Cases in the courts of appeals may be reviewed by the Supreme Court by the following methods:

(1) By writ of certiorari granted upon the petition of any party to any civil or criminal case, before or after rendition of judgment or decree;

(2) By certification at any time by a court of appeals of any question of law in any civil or criminal case as to which instructions are desired, and upon such certification the Supreme Court may give binding instructions or require the entire record to be sent up for decision of the entire matter in controversy.

The statute makes the now familiar distinction between questions and cases. The Court can review specific questions when they are certified by a circuit court.
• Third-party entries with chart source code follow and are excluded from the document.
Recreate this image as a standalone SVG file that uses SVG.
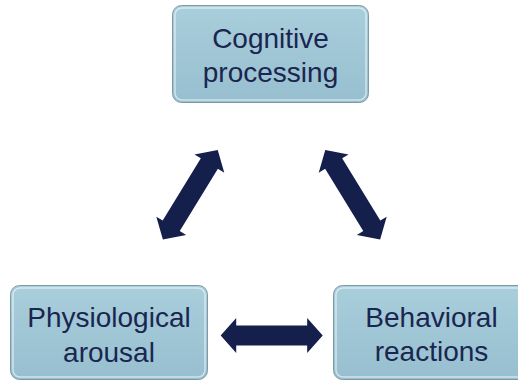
<svg xmlns="http://www.w3.org/2000/svg" width="518" height="381" viewBox="0 0 518 381">
  <style>
    .box { fill: url(#boxFill); stroke: #7d9ba7; stroke-width: 1; }
    .rim { fill: none; stroke: #ffffff; stroke-opacity: 0.55; stroke-width: 1.5; }
    .label { font-family: "Liberation Sans", Arial, sans-serif; font-size: 28px; fill: #1a2650; text-anchor: middle; }
    .arrow { fill: #141f4c; }
  </style>
  <defs>
    <linearGradient id="boxFill" x1="0" y1="0" x2="0" y2="1">
      <stop offset="0" stop-color="#a9cedc"/>
      <stop offset="1" stop-color="#97bfcf"/>
    </linearGradient>
    <!-- double-headed block arrow, 105 long, centred on the origin along x -->
    <path id="dblArrow" d="M -52.5 0 L -36.5 -17.5 L -36.5 -10 L 36.5 -10 L 36.5 -17.5 L 52.5 0 L 36.5 17.5 L 36.5 10 L -36.5 10 L -36.5 17.5 Z"/>
  </defs>

  <g id="connectors">
    <use href="#dblArrow" class="arrow" transform="translate(190.3 194.7) rotate(-58.5)"/>
    <use href="#dblArrow" class="arrow" transform="translate(352.7 194.7) rotate(58.5)"/>
    <use href="#dblArrow" class="arrow" transform="translate(271.7 335.5) scale(0.972 1)"/>
  </g>

  <g id="cognitive-processing">
    <rect class="box" x="172.5" y="5.5" width="196" height="97" rx="9"/>
    <rect class="rim" x="175" y="8" width="191" height="92" rx="7"/>
    <text class="label" x="270.5" y="48">Cognitive</text>
    <text class="label" x="270.5" y="82">processing</text>
  </g>

  <g id="physiological-arousal">
    <rect class="box" x="10.5" y="285.5" width="197" height="94" rx="9"/>
    <rect class="rim" x="13" y="288" width="192" height="89" rx="7"/>
    <text class="label" x="109" y="327">Physiological</text>
    <text class="label" x="109" y="362">arousal</text>
  </g>

  <g id="behavioral-reactions">
    <rect class="box" x="333.5" y="285.5" width="197" height="94" rx="9"/>
    <rect class="rim" x="336" y="288" width="192" height="89" rx="7"/>
    <text class="label" x="431.5" y="327">Behavioral</text>
    <text class="label" x="431.5" y="361">reactions</text>
  </g>
</svg>
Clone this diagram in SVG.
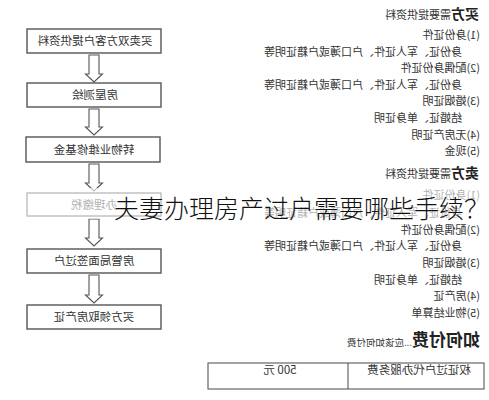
<svg xmlns="http://www.w3.org/2000/svg" width="489" height="400" viewBox="0 0 489 400">
<style>
.box{fill:#fff;stroke:#555;stroke-width:1.4}
.arr{fill:#fff;stroke:#555;stroke-width:1.1;stroke-linejoin:miter}
.bt{font-family:"Noto Sans CJK SC","Noto Sans",sans-serif;font-size:11.5px;fill:#333;text-anchor:middle}
.rt{font-family:"Noto Sans CJK SC","Noto Sans",sans-serif;font-size:11px;fill:#333}
.hb{font-family:"Noto Sans CJK SC",serif;font-weight:bold;fill:#222}
.title{font-family:"Noto Sans CJK SC","Noto Sans",sans-serif;font-size:25px;fill:#111;font-weight:300}
.tb{fill:#fff;stroke:#666;stroke-width:1.2}
</style>
<rect width="489" height="400" fill="#fff"/>

<g id="connectors">
<polygon class="arr" points="89,55 99,55 99,74 102.5,74 94,82 85.5,74 89,74"/>
<polygon class="arr" points="89,109 99,109 99,127 102.5,127 94,135 85.5,127 89,127"/>
<polygon class="arr" points="89,164 99,164 99,183 102.5,183 94,191 85.5,183 89,183"/>
<polygon class="arr" points="89,219 99,219 99,238 102.5,238 94,246 85.5,238 89,238"/>
<polygon class="arr" points="89,275 99,275 99,295 102.5,295 94,303 85.5,295 89,295"/>
</g>

<g id="n1"><rect class="box" x="27" y="29" width="134" height="24"/><text class="bt" transform="matrix(-1 0 0 1 95 45)">买卖双方客户提供资料</text></g>
<g id="n2"><rect class="box" x="27" y="83" width="134" height="24"/><text class="bt" transform="matrix(-1 0 0 1 95 99)">房屋测绘</text></g>
<g id="n3"><rect class="box" x="26" y="137" width="134" height="25"/><text class="bt" transform="matrix(-1 0 0 1 94 153.5)">转物业维修基金</text></g>
<g id="n4"><rect class="box" x="27" y="193" width="134" height="23"/><text class="bt" transform="matrix(-1 0 0 1 94 208.5)">办理缴税</text></g>
<g id="n5"><rect class="box" x="27" y="249" width="134" height="24"/><text class="bt" transform="matrix(-1 0 0 1 94 265)">房管局面签过户</text></g>
<g id="n6"><rect class="box" x="27" y="305" width="134" height="24"/><text class="bt" transform="matrix(-1 0 0 1 94 321)">买方领取房产证</text></g>

<g id="materials" transform="matrix(-1 0 0 1 489 0)">
<text class="rt" x="10" y="19"><tspan class="hb" font-size="14">买方</tspan>需要提供资料</text>
<text class="rt" x="9" y="39">(1)身份证件</text>
<text class="rt" x="27" y="55.6">身份证、军人证件、户口薄或户籍证明等</text>
<text class="rt" x="9" y="72.2">(2)配偶身份证件</text>
<text class="rt" x="27" y="88.8">身份证、军人证件、户口薄或户籍证明等</text>
<text class="rt" x="9" y="105.4">(3)婚姻证明</text>
<text class="rt" x="27" y="122">结婚证、单身证明</text>
<text class="rt" x="9" y="138.6">(4)无房产证明</text>
<text class="rt" x="9" y="155.2">(5)现金</text>
<text class="rt" x="10" y="178"><tspan class="hb" font-size="14">卖方</tspan>需要提供资料</text>
<text class="rt" x="9" y="199">(1)身份证件</text>
<text class="rt" x="27" y="216.5">身份证、军人证件、户口薄或户籍证明等</text>
<text class="rt" x="9" y="233.5">(2)配偶身份证件</text>
<text class="rt" x="27" y="250">身份证、军人证件、户口薄或户籍证明等</text>
<text class="rt" x="9" y="267">(3)婚姻证明</text>
<text class="rt" x="27" y="283.5">结婚证、单身证明</text>
<text class="rt" x="9" y="300">(4)房产证</text>
<text class="rt" x="9" y="317">(5)物业结算单</text>
<text class="rt" x="9" y="346"><tspan class="hb" font-size="17">如何付费</tspan><tspan font-size="9.5">...应该如何付费</tspan></text>
</g>

<g id="fee-table">
<rect class="tb" x="208" y="363" width="276" height="26"/>
<line x1="348" y1="363" x2="348" y2="389" stroke="#666" stroke-width="1.2"/>
<text class="bt" transform="matrix(-1 0 0 1 280 374)">500 元</text>
<text class="bt" transform="matrix(-1 0 0 1 419 374)">权证过户代办服务费</text>
</g>

<rect x="0" y="188" width="489" height="31" fill="#fff" opacity="0.62"/>
<text class="title" x="114" y="218">夫妻办理房产过户需要哪些手续？</text>
</svg>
It reviews cases through certiorari or after a circuit court certifies a question and the Supreme Court orders the lower court to send up the “entire record . . . for decision of the entire matter in controversy.” This is worth restating: The statute explicitly links certiorari to cases and simultaneously distinguishes cases from questions, which the court may consider in isolation only through certification.

This is the statute Congress passed, but it does not reflect the Court’s practice. So where did the Court find the power to cherry pick its own questions? Two possibilities seem obvious: First, perhaps question selection is part of the general appellate power or the writ of certiorari. Second, maybe that’s what Congress intended when it created the statutory writ of certiorari. My next two posts will consider both of those possibilities. Following that, I’ll identify the moment the Court took the power for itself and then bring the story up to the present day. Collectively, these posts will tell the tale of origins of Supreme Court question selection.